BEGIN Collected data
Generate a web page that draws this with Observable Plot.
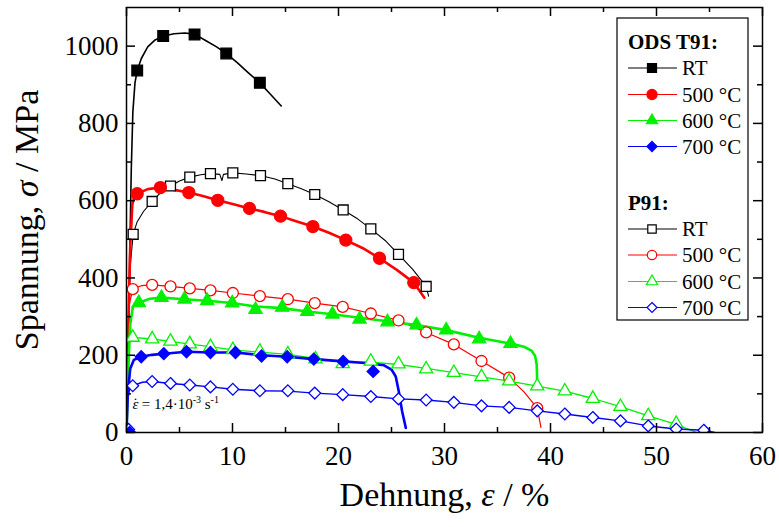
<!DOCTYPE html>
<html><head><meta charset="utf-8">
<script src="https://cdn.jsdelivr.net/npm/d3@7"></script>
<script src="https://cdn.jsdelivr.net/npm/@observablehq/plot@0.6"></script>
<style>
body{margin:0;background:#fff}
#chart{position:relative;width:779px;height:527px}
</style>
</head><body><div id="chart"></div>
<script>
// ---------- axis ticks ----------
const xTicks = [0, 10, 20, 30, 40, 50, 60];
const xMinorTicks = [5, 15, 25, 35, 45, 55];
const yTicks = [0, 200, 400, 600, 800, 1000];
const yMinorTicks = [100, 300, 500, 700, 900];

// ---------- text ----------
const xLabel = "Dehnung, ε / %";
const yLabel = "Spannung, σ / MPa";
const rateLabel = "ε˙ = 1,4·10-3 s-1";
const groupODS = "ODS T91:";
const groupP91 = "P91:";
const tempLabels = ["RT", "500 °C", "600 °C", "700 °C"];

// ---------- data: [strain %, stress MPa] ----------
const odsRT_curve = [[0,0],[0.15,200],[0.3,450],[0.45,680],[0.6,830],[0.8,905],[1.01,937],[1.4,968],[2.0,998],[2.7,1016],[3.46,1026],[4.5,1032],[5.5,1034],[6.42,1031],[7.5,1014],[8.5,998],[9.41,981],[10.5,956],[11.5,931],[12.58,905],[13.6,875],[14.6,845]];
const odsRT_markers = [[1.01,937],[3.46,1026],[6.42,1030],[9.41,981],[12.58,905]];

const ods500_curve = [[0,0],[0.15,250],[0.35,480],[0.55,590],[0.75,612],[1.01,618],[2.0,630],[3.2,634],[4.5,628],[5.88,621],[7.2,612],[8.61,601],[10.1,591],[11.6,580],[13.0,571],[14.53,560],[16.0,547],[17.58,533],[19.1,517],[20.69,498],[22.3,477],[23.87,451],[25.5,421],[27.1,388],[28.1,349]];
const ods500_markers = [[1.01,618],[3.2,634],[5.88,621],[8.61,601],[11.6,580],[14.53,560],[17.58,533],[20.69,498],[23.87,451],[27.1,388]];

const ods600_curve = [[0,0],[0.15,150],[0.35,280],[0.6,325],[1.16,336],[2.2,346],[3.3,349],[5.47,345],[7.61,341],[9.97,335],[12.17,326],[14.69,322],[17.05,313],[19.43,306],[21.98,297],[24.62,288],[27.36,278],[30.16,265],[33.27,245],[36.23,230],[37.5,222],[38.2,212],[38.55,198],[38.7,175],[38.75,125]];
const ods600_markers = [[1.16,336],[3.3,349],[5.47,345],[7.61,341],[9.97,335],[12.17,318],[14.69,324],[17.05,313],[19.43,306],[21.98,293],[24.62,286],[27.36,278],[30.16,265],[33.27,242],[36.23,230]];

const ods700_curve = [[0,0],[0.12,100],[0.35,165],[0.7,188],[1.39,196],[2.4,201],[3.52,204],[5.66,209],[7.92,207],[10.28,207],[12.74,200],[15.16,196],[17.67,190],[20.44,184],[22.5,180],[24.3,174],[25.0,163],[25.4,145],[25.7,105],[26.0,55],[26.35,12]];
const ods700_markers = [[0.3,0],[1.39,196],[3.52,204],[5.66,209],[7.92,207],[10.28,207],[12.74,198],[15.16,196],[17.67,190],[20.44,184],[23.27,158]];

const p91RT_curve = [[0,0],[0.15,250],[0.35,430],[0.63,513],[1.0,545],[1.6,572],[2.42,598],[3.2,620],[4.15,638],[5.0,651],[5.97,661],[7.0,667],[7.92,670],[8.8,668],[9.0,652],[9.15,668],[10.03,672],[11.3,669],[12.64,665],[14.0,656],[15.22,644],[16.5,631],[17.76,616],[19.1,597],[20.44,576],[21.8,553],[23.05,527],[24.4,497],[25.66,461],[27.0,422],[28.27,378],[28.5,353]];
const p91RT_markers = [[0.63,513],[2.42,598],[4.15,638],[5.97,661],[7.92,670],[10.03,672],[12.64,665],[15.22,644],[17.76,616],[20.44,576],[23.05,527],[25.66,461],[28.27,378]];

const p91500_curve = [[0,0],[0.1,200],[0.25,330],[0.59,371],[1.4,380],[2.42,382],[4.15,378],[5.97,373],[7.92,368],[10.03,361],[12.58,353],[15.22,345],[17.76,335],[20.4,325],[23.05,308],[25.66,290],[28.27,259],[30.88,228],[33.49,185],[36.1,142],[37.5,105],[38.75,63],[39.1,13]];
const p91500_markers = [[0.59,371],[2.42,382],[4.15,378],[5.97,373],[7.92,368],[10.03,361],[12.58,353],[15.22,345],[17.76,335],[20.4,325],[23.05,308],[25.66,290],[28.27,259],[30.88,228],[33.49,185],[36.1,142],[38.75,63]];

const p91600_curve = [[0,0],[0.1,150],[0.3,240],[0.59,246],[2.42,242],[4.15,236],[5.97,229],[7.92,222],[10.03,214],[12.58,208],[15.22,202],[17.83,192],[20.4,182],[23.05,182],[25.66,176],[28.27,166],[30.88,155],[33.49,144],[36.1,133],[38.75,120],[41.35,107],[43.99,88],[46.6,67],[49.22,43],[51.86,21],[53.8,0]];
const p91600_markers = [[0.59,246],[2.42,242],[4.15,236],[5.97,229],[7.92,222],[10.03,214],[12.58,210],[15.22,203],[17.83,190],[20.4,178],[23.05,184],[25.66,177],[28.27,164],[30.88,155],[33.49,144],[36.1,133],[38.75,120],[41.35,107],[43.99,88],[46.6,67],[49.22,43],[51.86,23]];

const p91700_curve = [[0,0],[0.1,80],[0.3,115],[0.59,121],[1.5,130],[2.42,132],[4.15,127],[5.97,123],[7.92,118],[10.03,112],[12.58,108],[15.22,107],[17.76,102],[20.4,98],[23.05,93],[25.66,87],[28.27,84],[30.88,78],[33.49,69],[36.1,65],[38.75,56],[41.35,48],[43.99,39],[46.6,30],[49.22,17],[51.86,9],[54.46,6],[55.5,0]];
const p91700_markers = [[0.2,8],[0.59,121],[2.42,132],[4.15,127],[5.97,123],[7.92,118],[10.03,112],[12.58,108],[15.22,108],[17.76,102],[20.4,98],[23.05,93],[25.66,87],[28.27,84],[30.88,78],[33.49,69],[36.1,65],[38.75,56],[41.35,48],[43.99,39],[46.6,30],[49.22,17],[51.86,9],[54.46,6]];

// ---------- styles ----------
const RED = "#ff0000", GREEN = "#00f000", BLUE = "#0000ff", BLACK = "#000000";
const odsSeries = [
  {label: tempLabels[0], curve: odsRT_curve, markers: odsRT_markers, color: BLACK, symbol: "square", r: 6, filled: true, lw: 1.6},
  {label: tempLabels[1], curve: ods500_curve, markers: ods500_markers, color: RED, symbol: "circle", r: 6, filled: true, lw: 2.6},
  {label: tempLabels[2], curve: ods600_curve, markers: ods600_markers, color: GREEN, symbol: "triangle", r: 4.9, filled: true, lw: 2.6},
  {label: tempLabels[3], curve: ods700_curve, markers: ods700_markers, color: BLUE, symbol: "diamond2", r: 5.4, filled: true, lw: 2.6}
];
const p91Series = [
  {label: tempLabels[0], curve: p91RT_curve, markers: p91RT_markers, color: BLACK, symbol: "square", r: 5.6, filled: false, lw: 1.1},
  {label: tempLabels[1], curve: p91500_curve, markers: p91500_markers, color: RED, symbol: "circle", r: 5.5, filled: false, lw: 1.2},
  {label: tempLabels[2], curve: p91600_curve, markers: p91600_markers, color: GREEN, symbol: "triangle", r: 4.9, filled: false, lw: 1.3},
  {label: tempLabels[3], curve: p91700_curve, markers: p91700_markers, color: BLUE, symbol: "diamond2", r: 5.3, filled: false, lw: 1.4}
];

const W = 779, H = 527, mL = 126, mR = 17, mT = 7, mB = 95;
const fw = W - mL - mR, fh = H - mT - mB;
const FONT = "'Liberation Serif', 'Times New Roman', serif";

const marks = [];
for (const s of [...p91Series, ...odsSeries]) {
  marks.push(Plot.line(s.curve, {x: d => d[0], y: d => d[1], stroke: s.color, strokeWidth: s.lw, clip: true}));
}
for (const s of [...p91Series, ...odsSeries]) {
  marks.push(Plot.dot(s.markers, {x: d => d[0], y: d => d[1], symbol: s.symbol, r: s.r,
    fill: s.filled ? s.color : "white", stroke: s.color, strokeWidth: 1.3, clip: true}));
}
// inward ticks on all four sides
const tk = {stroke: "black", strokeWidth: 1.5};
marks.push(
  Plot.tickY(yTicks, {y: d => d, insetRight: fw - 9, ...tk}),
  Plot.tickY(yMinorTicks, {y: d => d, insetRight: fw - 5, ...tk}),
  Plot.tickY(yTicks, {y: d => d, insetLeft: fw - 9, ...tk}),
  Plot.tickY(yMinorTicks, {y: d => d, insetLeft: fw - 5, ...tk}),
  Plot.tickX(xTicks, {x: d => d, insetTop: fh - 9, ...tk}),
  Plot.tickX(xMinorTicks, {x: d => d, insetTop: fh - 5, ...tk}),
  Plot.tickX(xTicks, {x: d => d, insetBottom: fh - 9, ...tk}),
  Plot.tickX(xMinorTicks, {x: d => d, insetBottom: fh - 5, ...tk}),
  Plot.axisX(xTicks, {tickSize: 0, tickPadding: 13, fontSize: 27, label: null, tickFormat: d => String(d)}),
  Plot.axisY(yTicks, {tickSize: 0, tickPadding: 8, fontSize: 27, label: null, tickFormat: d => String(d)}),
  Plot.frame({stroke: "black", strokeWidth: 1.5}),
  Plot.text([xLabel], {frameAnchor: "bottom", dy: 73, fontSize: 34, textAnchor: "middle"}),
  Plot.text([yLabel], {frameAnchor: "left", dx: -99, rotate: -90, fontSize: 34, textAnchor: "middle"}),
  Plot.text([rateLabel], {frameAnchor: "bottom-left", dx: 6, dy: -24, textAnchor: "start", fontSize: 15})
);

const chart = Plot.plot({
  width: W, height: H,
  marginLeft: mL, marginRight: mR, marginTop: mT, marginBottom: mB,
  x: {domain: [0, 60]},
  y: {domain: [0, 1100]},
  style: {fontFamily: FONT, fontSize: "27px", background: "white", color: "black"},
  marks
});

// rich text (italic symbols, dot above, superscripts)
chart.querySelectorAll("text").forEach(t => {
  const c = t.textContent;
  if (c === xLabel) t.innerHTML = 'Dehnung, <tspan font-style="italic">ε</tspan> / %';
  else if (c === yLabel) t.innerHTML = 'Spannung, <tspan font-style="italic">σ</tspan> / MPa';
  else if (c === rateLabel) t.innerHTML = '<tspan font-style="italic">ε</tspan><tspan dx="-5.5" dy="-1">˙</tspan><tspan dy="1"> = 1,4·10</tspan><tspan font-size="10" dy="-6">-3</tspan><tspan dy="6"> s</tspan><tspan font-size="10" dy="-6">-1</tspan>';
});

// legend
const svg = d3.select(chart);
const lg = svg.append("g").attr("font-family", FONT).attr("font-size", 21).attr("text-anchor", "start");
lg.append("rect").attr("x", 617).attr("y", 18).attr("width", 131).attr("height", 302)
  .attr("fill", "white").attr("stroke", "black").attr("stroke-width", 1.2);
const symMap = {square: d3.symbolSquare, circle: d3.symbolCircle, triangle: d3.symbolTriangle, diamond2: d3.symbolDiamond2 || d3.symbolSquare};
function legendGroup(title, titleY, rows, series) {
  lg.append("text").attr("x", 628).attr("y", titleY + 7).attr("font-weight", "bold").text(title);
  series.forEach((s, i) => {
    const cy = rows[i];
    lg.append("line").attr("x1", 628).attr("x2", 677).attr("y1", cy).attr("y2", cy)
      .attr("stroke", s.color).attr("stroke-width", 1.2);
    const rr = s.r * 0.85;
    lg.append("path").attr("d", d3.symbol(symMap[s.symbol], Math.PI * rr * rr)())
      .attr("transform", `translate(652,${cy})` + (s.symbol === "diamond2" && !d3.symbolDiamond2 ? " rotate(45)" : ""))
      .attr("fill", s.filled ? s.color : "white").attr("stroke", s.color).attr("stroke-width", 1.2);
    lg.append("text").attr("x", 682).attr("y", cy + 7).text(s.label);
  });
}
legendGroup(groupODS, 42, [68, 94.5, 120.5, 146.5], odsSeries);
legendGroup(groupP91, 203, [229, 255, 281.5, 307.5], p91Series);

document.getElementById("chart").appendChild(chart);
</script>
</body></html>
END Collected data
▸ Prompt
Reproduce only the lines from the beginning of the data through the line that contains "const yMinorTicks = [100, 300, 500, 700, 900];", both included, and please drop the pictures.

▸ Result of this exercise
Generate a web page that draws this with Observable Plot.
<!DOCTYPE html>
<html><head><meta charset="utf-8">
<script src="https://cdn.jsdelivr.net/npm/d3@7"></script>
<script src="https://cdn.jsdelivr.net/npm/@observablehq/plot@0.6"></script>
<style>
body{margin:0;background:#fff}
#chart{position:relative;width:779px;height:527px}
</style>
</head><body><div id="chart"></div>
<script>
// ---------- axis ticks ----------
const xTicks = [0, 10, 20, 30, 40, 50, 60];
const xMinorTicks = [5, 15, 25, 35, 45, 55];
const yTicks = [0, 200, 400, 600, 800, 1000];
const yMinorTicks = [100, 300, 500, 700, 900];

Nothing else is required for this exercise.